Very roughly, case sensitivity provides about a half bit of entropy. For reference, one bit of entropy takes twice as long to crack.
And say what you want about password reuse, but 99% of users re-use passwords at least somewhat, so site owners have an obligation to protect user passwords.
Plus, caps doesn't add that many bits of entropy, when used as people use it (first letter, alternating letters, etc).
Blizzard seems to uppercase the given password and hashes that. This method makes a lot of wrong passwords work. In facebooks case only two more passwords than the original are accepted.
After that, WoW's system was basically integrated into the current Battle.net 2.0 system.
My lesson from this is: it always pays to think about and understand even the seemingly most trivial decision. You may be stuck with it for decades.
It was quite a strange little architecture, initially. Your displayed name was whatever you'd named your character, with the distinguishing feature being an "account number" that could be re-generated by deleting a file in your Diablo directory (the corollary being if you didn't back the file up, your account number would change upon a reformat or migration to a new computer).
The account number consisted of four parts:
Registration Version: This was always 1 for all the account numbers that I still have lying around.
Registration Authority: I don't actually remember what this was used for.
Client ID: The actual account number.
Client Token: Random number used to verify the validity of the Client ID.
Can I just say that Blizzard's handling of the Diablo 3 launch was a travesty on so many levels? First of all, nothing worked. No one could login to play, despite their stress testing beta and having a large percentage of players sign up and predownload far before launch. Their response was the now internet famous "Error 37," an absolutely useless message for users. If everything was going to be completely broken, they could have at least provided a useful error message saying "We're getting more traffic than anticipated and will notify you when the servers are ready." or something.
Seriously one of the most disappointing end user experiences I have ever had, and there's no way for me to return my $60 download.
With D3, I logged in on release day, got the error a few times. Came back a couple hours later, and managed to log in. Played around a bit, had a good time. There were some occasional lag spikes, but nothing catastrophic. The next day, I had no problems with logging in at all (only a very occasional lag spike). All days since have been smooth sailing.
I agree with this choice, especially with games like Diablo. Yes there are that subset of players who will only play through the campaign alone and never touch it again but the majority are going to play on battlenet and there would be no reason to even play offline.
Forcing you to be online at all times leads to terrible user experience (it is strictly worse than just disabling some features when you lose the connection like SC2 does), so I believe Blizzard is purely motivated by DRM in this matter.
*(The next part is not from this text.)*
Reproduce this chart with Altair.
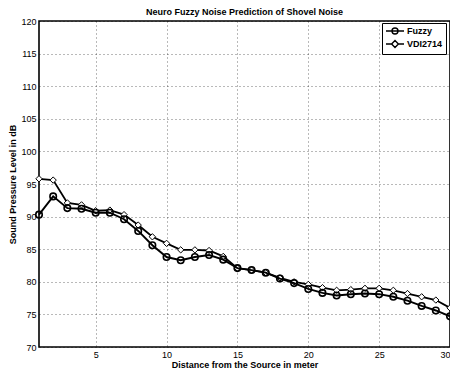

They tried allowing local machine play before, but it resulted in a few problems:
- If they allowed you to play your solo player in groups, it opened the floodgates for hacked items and gold.
- If they forbade you from playing your solo player in groups, it caused massive consumer confusion and anger because you couldn't play your character, whom you'd built up over weeks, with your friends.
If you simply store all character info server-side and keep it there, you solve both problems: No more direct hacking of the data, and no more confused users. The cost is that users can't play the game offline, but that's a less serious problem than the other two.
The problem they're solving isn't a problem that players have. It's that they want to make money off Diablo microtransactions, and they think they can't do that in the presence of hacked characters and items.
With hacked items, there was no point in playing a public game, because chances were high that one or more players had hacked items which allowed them to kill enemies in one shot, or made them virtually indestructible, thus trivializing the game. The end result was that you'd only risk playing with close friends, unless you finally gave in and used hacked items yourself just so you'd have a chance when playing with others.
Also, as rare items become as common as sand due to hacking, the marketplaces are ruined, since hacked "super rare" items depress prices to the point that it's only worthwhile to sell in bulk, which is only possible if you hack. It also causes bleed over into my previous point, as regular non-hacking users acquire hacked items via the marketplace without necessarily realizing it, and the game is further trivialized, with everyone decked out in super rares that they bought for 1000 gold each. Now you must choose between a trivial game, and a "legit" game where everyone else runs circles around you because your gear is crappy by comparison.
No. Blizzard made the right choice here, and I for one applaud their decision.